AVR-GCC

Background

I've written dozens of programs using the Arduino IDE and using other tools like the ARM mBed toolchain. My priority for this week was to familiarize myself with avr-gcc and the Atmel libraries.

Week 4 Board Programming

I had already programmed my Week 4 board with the provided serial echoing program so I was pretty comfortable with the flashing workflow. I wrote a very simple AVR GCC program to get the board to blink its LED. This was a good hello world for the libraries and IO structure that the Arduino Bootloader abstracts away (specifically all the registers).

Image from Week 4 of programming and monitoring the board.

I2c Fun?

Arduino Unos

My final project is relying heavily on using busses like I2c to communicate between microcontrollers. I've written several I2c programs using the Arduino toolchain and Wire.h so moving to avr-gcc seemed like the logical next step. I decided to spend the majority of the week getting I2c working between two boards. I've already started working on the controller board for the final project, but it wasn't done and I didn't have time to mill and stuff a new board.

Luckily, I had a couple Arduino Unos lying around. While complete overkill, they break out the IO nicely and one of them was even attached to a breadboard. I decided to use them for figuring out I2c with avr-gcc since they can be used as a generic ATMega 328P target. Example flashing code for Uno target:

$ avr-gcc -Os -DF_CPU=16000000UL -mmcu=atmega328p -c main.c TWI_Master.c
$ avr-gcc -mmcu=atmega328p main.o TWI_Master.o -o main
$ avr-objcopy -O ihex -R .eeprom main main.hex
$ avrdude -F -V -c arduino -p ATMEGA328P -P /dev/ttyACM0 -b 115200 -U flash:w:main.hex

avrdude: AVR device initialized and ready to accept instructions

Reading | ################################################## | 100% 0.00s

avrdude: Device signature = 0x1e950f (probably m328p)
avrdude: NOTE: "flash" memory has been specified, an erase cycle will be performed
To disable this feature, specify the -D option.
avrdude: erasing chip
avrdude: reading input file "main.hex"
avrdude: input file main.hex auto detected as Intel Hex
avrdude: writing flash (774 bytes):

Writing | ################################################## | 100% 0.14s

avrdude: 774 bytes of flash written

avrdude: safemode: Fuses OK (E:00, H:00, L:00)

avrdude done. Thank you.

Atmel's Libraries

One of the goals was to get used to the new workflow that comes with using the avr-gcc toolchain. While I could have modified an Arduino library or downloaded a drop in "Arduino-like" library, I wanted to use the Atmel application note library (Master, Slave).

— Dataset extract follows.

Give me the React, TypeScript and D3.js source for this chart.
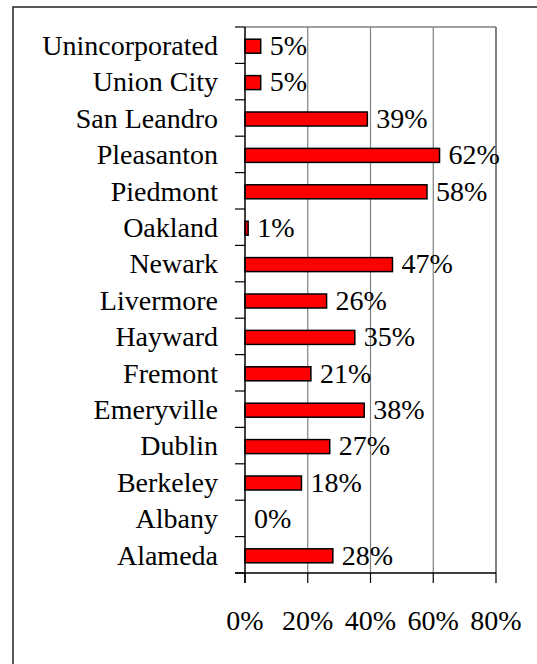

However, this caused several immediate problems. These libraries were designed for Atmel Studio which meant several libraries had to be exchanged (ioavr.h --> avr/io.h, inavr.h --> avr/interrupt.h). These avr-libc libraries are not drop in replacements so I had to rewrite the interrupt service routine (ISR) function declartions and switch out various low level function (sei() enables interrupts, _NOP() is the no operation instruction, _delay(uint ms) needs to be imported).

After this has been completed, the modified example code compiled. It sent a byte over I2c to the specified slave address, the slave then added one to the data byte, and then asked for the data back from the slave. My modifications mostly served to test the different addresses and learn about Atmel's library (e.g. turning the LED on for a success)

Debugging

For better or worse, the week was mostly spent debugging the I2c code. After getting the code programmed and hooked up in the identical fashion to my Arduino IDE I2c demo, I wasn't getting any obvious communication between the two (none of the LEDs lit). I pulled out my Saleae logic analyzer and sure enought there was no signal...

The advantages of having purpose designed and milled boards are very apparent here... Hopefully I won't need to resort this too often.

After a half-hour of fiddling, I realized that unlike the Arduino it was unclear if the internal pull-up resistors were enabled. I threw a 2.2k resistor onto SCL and SDL and there was signal! I still need to figure out if one of my board has a problem or if I wasn't setting the proper pull-ups.

However, as I had just taken the code from Atmel and crudely modified it, it was writing 100% of the time. This meant that the ACKs from the slave were being clobbered and the bus wasn't operating properly.

I threw some NOPs into the code and added a 10ms or 100ms delay between messages and the master and slave began communicating.

The analog signal as recorded by the Saleae logic analyzer. Note: the lack of sharpness on the state changes is due to the 10MS/s limitation of the A/D of the logic analyzer, not some circuit issue.
The digital signal showing both the address byte (0x2A) and the read byte (0x48).

While I didn't get as far as I hoped this week, I was generally pretty pleased with how similiar writing avr-gcc code was to writing C code for desktop operating systems. I'll definitely be exploring the limitations of using avr-gcc in future weeks.